Exercise objective | Exactly retype the lines from the top of the data through the line containing "const fmt = v", leaving out every picture.

Recorded information |

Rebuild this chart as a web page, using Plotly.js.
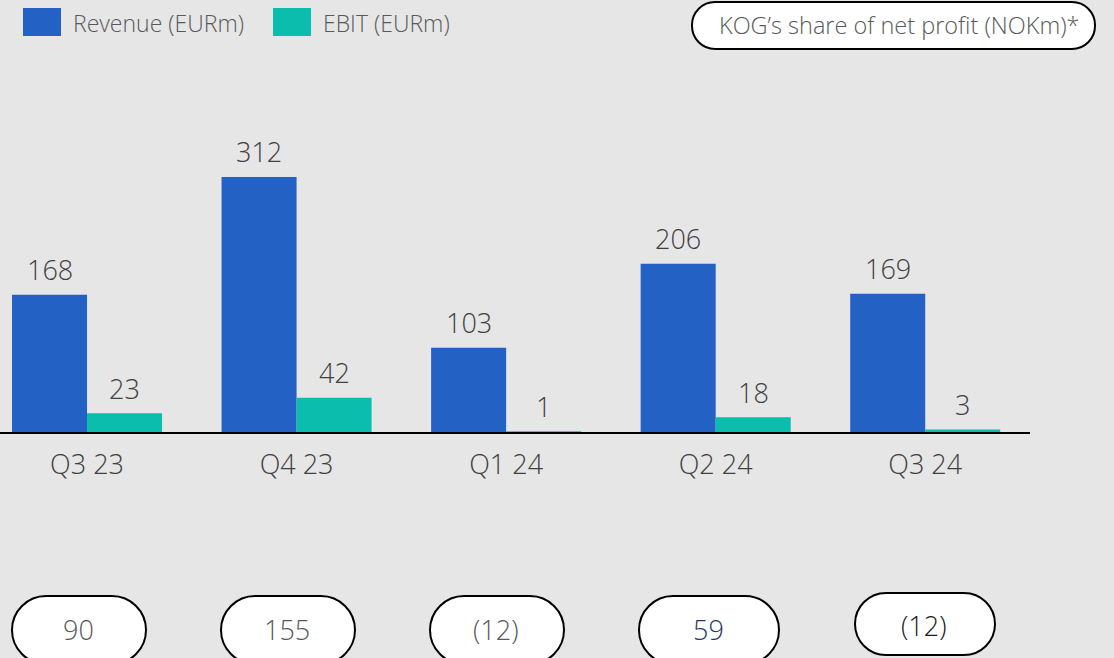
<!DOCTYPE html>
<html>
<head>
<meta charset="utf-8">
<script src="https://cdn.plot.ly/plotly-3.0.1.min.js"></script>
<style>html,body{margin:0;padding:0;background:#e6e6e6;}#chart{width:1114px;height:658px;}</style>
</head>
<body>
<div id="chart"></div>
<script>
// ---- data ----
const categories = ['Q3 23', 'Q4 23', 'Q1 24', 'Q2 24', 'Q3 24'];
const revenue = [168, 312, 103, 206, 169];
const ebit = [23, 42, 1, 18, 3];
const netProfit = [90, 155, -12, 59, -12];
const seriesNames = ['Revenue (EURm)', 'EBIT (EURm)'];
const boxTitle = 'KOG\u2019s share of net profit (NOKm)*';

// ---- styles / layout helpers ----
const colRevenue = '#2461c4';
const colEbit = '#0abdad';
const textCol = '#404040';
const FONT = '"Open Sans", "Noto Sans", sans-serif';
const WT = 350;
const W = 1114, H = 658, ML = 0, MR = 84, MT = 100, MB = 226;
const PW = W - ML - MR, PH = H - MT - MB;
const px = v => (v - ML) / PW;
const py = v => (H - MB - v) / PH;

// pixel boxes for the net profit pills (layout only)
const pillBoxes = [
  {x0: 12, x1: 146, y0: 596, y1: 664},
  {x0: 221, x1: 355, y0: 596, y1: 664},
  {x0: 430, x1: 564, y0: 596, y1: 664},
  {x0: 639, x1: 779, y0: 596, y1: 664},
  {x0: 855, x1: 995, y0: 593, y1: 655}
];
const pillTextColors = ['#595959', '#595959', '#595959', '#1f3864', '#1a1a1a'];

function pillPath(x0, y0, x1, y1, r) {
  r = Math.min(r, (y1 - y0) / 2, (x1 - x0) / 2);
  const k = 0.5523 * r;
  const P = (x, y) => px(x) + ',' + py(y);
  return 'M' + P(x0 + r, y0) +
    ' L' + P(x1 - r, y0) +
    ' C' + P(x1 - r + k, y0) + ' ' + P(x1, y0 + r - k) + ' ' + P(x1, y0 + r) +
    ' L' + P(x1, y1 - r) +
    ' C' + P(x1, y1 - r + k) + ' ' + P(x1 - r + k, y1) + ' ' + P(x1 - r, y1) +
    ' L' + P(x0 + r, y1) +
    ' C' + P(x0 + r - k, y1) + ' ' + P(x0, y1 - r + k) + ' ' + P(x0, y1 - r) +
    ' L' + P(x0, y0 + r) +
    ' C' + P(x0, y0 + r - k) + ' ' + P(x0 + r - k, y0) + ' ' + P(x0 + r, y0) + ' Z';
}
const fmt = v => v < 0 ? '(' + (-v) + ')' : String(v);

const traces = [
  {
    type: 'bar', x: categories, y: revenue, name: seriesNames[0],
    marker: {color: colRevenue}, hoverinfo: 'skip'
  },
  {
    type: 'bar', x: categories, y: ebit, name: seriesNames[1],
    marker: {color: colEbit}, hoverinfo: 'skip'
  }
];

const shapes = [];
const annotations = [];

// value labels above bars
[[revenue, -37.5], [ebit, 37.5]].forEach(([vals, dx]) => {
  vals.forEach((v, i) => {
    annotations.push({xref: 'x', yref: 'y', x: categories[i], y: v, xshift: dx, yshift: 25,
      xanchor: 'center', yanchor: 'middle', text: String(v), showarrow: false,
      font: {family: FONT, size: 27, color: textCol, weight: WT}});
  });
});

// legend
[[23, colRevenue, 71, seriesNames[0]], [273, colEbit, 321, seriesNames[1]]].forEach(([sx, c, tx, t]) => {
  shapes.push({type: 'rect', xref: 'paper', yref: 'paper', x0: px(sx), x1: px(sx + 38), y0: py(36), y1: py(8),
    fillcolor: c, line: {width: 0}});
  annotations.push({xref: 'paper', yref: 'paper', x: px(tx), y: py(23), xanchor: 'left', yanchor: 'middle',
    text: t, showarrow: false, font: {family: FONT, size: 23, color: '#595959', weight: WT}});
});

// top right pill
shapes.push({type: 'path', xref: 'paper', yref: 'paper', path: pillPath(692, 2, 1095, 49, 23),
  fillcolor: '#ffffff', line: {color: '#000000', width: 2}});
annotations.push({xref: 'paper', yref: 'paper', x: px(899), y: py(25), xanchor: 'center', yanchor: 'middle',
  text: boxTitle, showarrow: false, font: {family: FONT, size: 23.5, color: '#595959', weight: WT}});

// bottom pills
netProfit.forEach((v, i) => {
  const b = pillBoxes[i];
  shapes.push({type: 'path', xref: 'paper', yref: 'paper', path: pillPath(b.x0, b.y0, b.x1, b.y1, 34),
    fillcolor: '#ffffff', line: {color: '#000000', width: 2}});
  const cy = i === 4 ? 625 : 629;
  annotations.push({xref: 'paper', yref: 'paper', x: px((b.x0 + b.x1) / 2 - 1), y: py(cy), xanchor: 'center', yanchor: 'middle',
    text: fmt(v), showarrow: false, font: {family: FONT, size: 27, color: pillTextColors[i], weight: WT}});
});

const layout = {
  width: W, height: H,
  margin: {l: ML, r: MR, t: MT, b: MB, pad: 0},
  paper_bgcolor: '#e6e6e6', plot_bgcolor: '#e6e6e6',
  showlegend: false,
  barmode: 'group', bargap: 0.284, bargroupgap: 0,
  xaxis: {
    type: 'category', range: [-0.4153, 4.5],
    showline: true, linecolor: '#000000', linewidth: 2,
    showgrid: false, zeroline: false, ticks: '',
    ticklabelstandoff: 8,
    tickfont: {family: FONT, size: 27, color: textCol, weight: WT},
    fixedrange: true
  },
  yaxis: {visible: false, range: [0, 406.2], showgrid: false, zeroline: false, fixedrange: true},
  shapes: shapes,
  annotations: annotations,
  font: {family: FONT}
};

Plotly.newPlot('chart', traces, layout, {displayModeBar: false, staticPlot: true});
</script>
</body>
</html>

The completed task |
Rebuild this chart as a web page, using Plotly.js.
<!DOCTYPE html>
<html>
<head>
<meta charset="utf-8">
<script src="https://cdn.plot.ly/plotly-3.0.1.min.js"></script>
<style>html,body{margin:0;padding:0;background:#e6e6e6;}#chart{width:1114px;height:658px;}</style>
</head>
<body>
<div id="chart"></div>
<script>
// ---- data ----
const categories = ['Q3 23', 'Q4 23', 'Q1 24', 'Q2 24', 'Q3 24'];
const revenue = [168, 312, 103, 206, 169];
const ebit = [23, 42, 1, 18, 3];
const netProfit = [90, 155, -12, 59, -12];
const seriesNames = ['Revenue (EURm)', 'EBIT (EURm)'];
const boxTitle = 'KOG\u2019s share of net profit (NOKm)*';

// ---- styles / layout helpers ----
const colRevenue = '#2461c4';
const colEbit = '#0abdad';
const textCol = '#404040';
const FONT = '"Open Sans", "Noto Sans", sans-serif';
const WT = 350;
const W = 1114, H = 658, ML = 0, MR = 84, MT = 100, MB = 226;
const PW = W - ML - MR, PH = H - MT - MB;
const px = v => (v - ML) / PW;
const py = v => (H - MB - v) / PH;

// pixel boxes for the net profit pills (layout only)
const pillBoxes = [
  {x0: 12, x1: 146, y0: 596, y1: 664},
  {x0: 221, x1: 355, y0: 596, y1: 664},
  {x0: 430, x1: 564, y0: 596, y1: 664},
  {x0: 639, x1: 779, y0: 596, y1: 664},
  {x0: 855, x1: 995, y0: 593, y1: 655}
];
const pillTextColors = ['#595959', '#595959', '#595959', '#1f3864', '#1a1a1a'];

function pillPath(x0, y0, x1, y1, r) {
  r = Math.min(r, (y1 - y0) / 2, (x1 - x0) / 2);
  const k = 0.5523 * r;
  const P = (x, y) => px(x) + ',' + py(y);
  return 'M' + P(x0 + r, y0) +
    ' L' + P(x1 - r, y0) +
    ' C' + P(x1 - r + k, y0) + ' ' + P(x1, y0 + r - k) + ' ' + P(x1, y0 + r) +
    ' L' + P(x1, y1 - r) +
    ' C' + P(x1, y1 - r + k) + ' ' + P(x1 - r + k, y1) + ' ' + P(x1 - r, y1) +
    ' L' + P(x0 + r, y1) +
    ' C' + P(x0 + r - k, y1) + ' ' + P(x0, y1 - r + k) + ' ' + P(x0, y1 - r) +
    ' L' + P(x0, y0 + r) +
    ' C' + P(x0, y0 + r - k) + ' ' + P(x0 + r - k, y0) + ' ' + P(x0 + r, y0) + ' Z';
}
const fmt = v => v < 0 ? '(' + (-v) + ')' : String(v);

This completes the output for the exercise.